The biggest surprise? That coach Bud Grant let Kapp throw so much. “The word ‘pass’ was a four-letter word for Bud,’’ Kapp said. “For Bud it was four words: Keep it on the ground. No, wait. That’s five words. But if you threw a pass it was dangerous, and not because it might get intercepted. But because Bud would get mad.”

Maybe not. Kapp had been pulled from the game when Grant learned his QB was a few yards away from breaking Tarkenton’s franchise record for passing yards, so he put Kapp back in.

And the rest was historic. Kapp became the fifth player to pass for seven TDs. Interestingly, Adrian Burk — who had done the same thing for Philadelphia in 1954 — was then an NFL game official who worked that Vikings game.
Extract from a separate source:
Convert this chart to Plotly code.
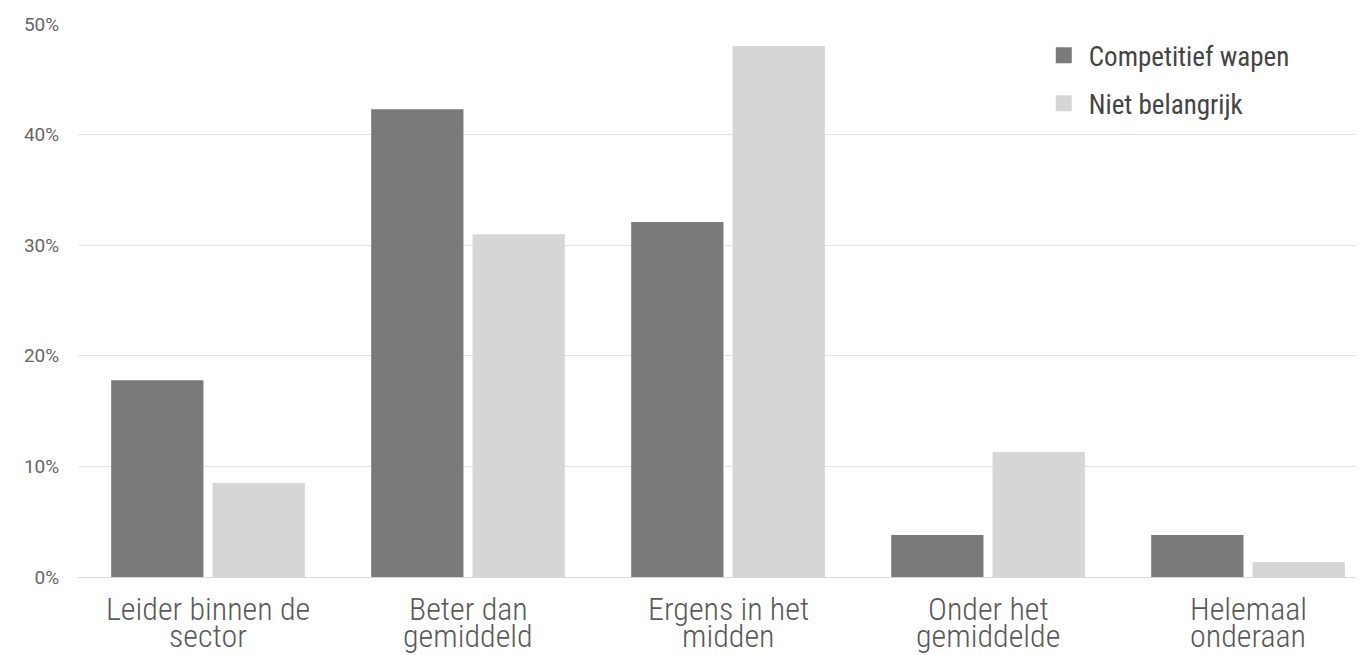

“A quarterback can’t win without great players around him,” Kapp said. “You win as a team, and with great defense. And we had a great defense with the Vikings. That helps an old, beat-up quarterback.’’

Kapp laughed again. Asked how he’s doing, he said: “I can’t see very well, I can’t hear very well. But I’m still up and running.’’

Kapp is part of the class-action lawsuit with the league about concussions; it’s his opinion that the game should be played with leather helmets to discourage headfirst hits. As for football, he remains a fan, one who is convinced an eight-TD game is not far off. “Probably happen next week, the way they officiate the game now,” he said.

One more thing: “Say hi to all my fans up in Minnesota,” Kapp quipped. “Both of them.”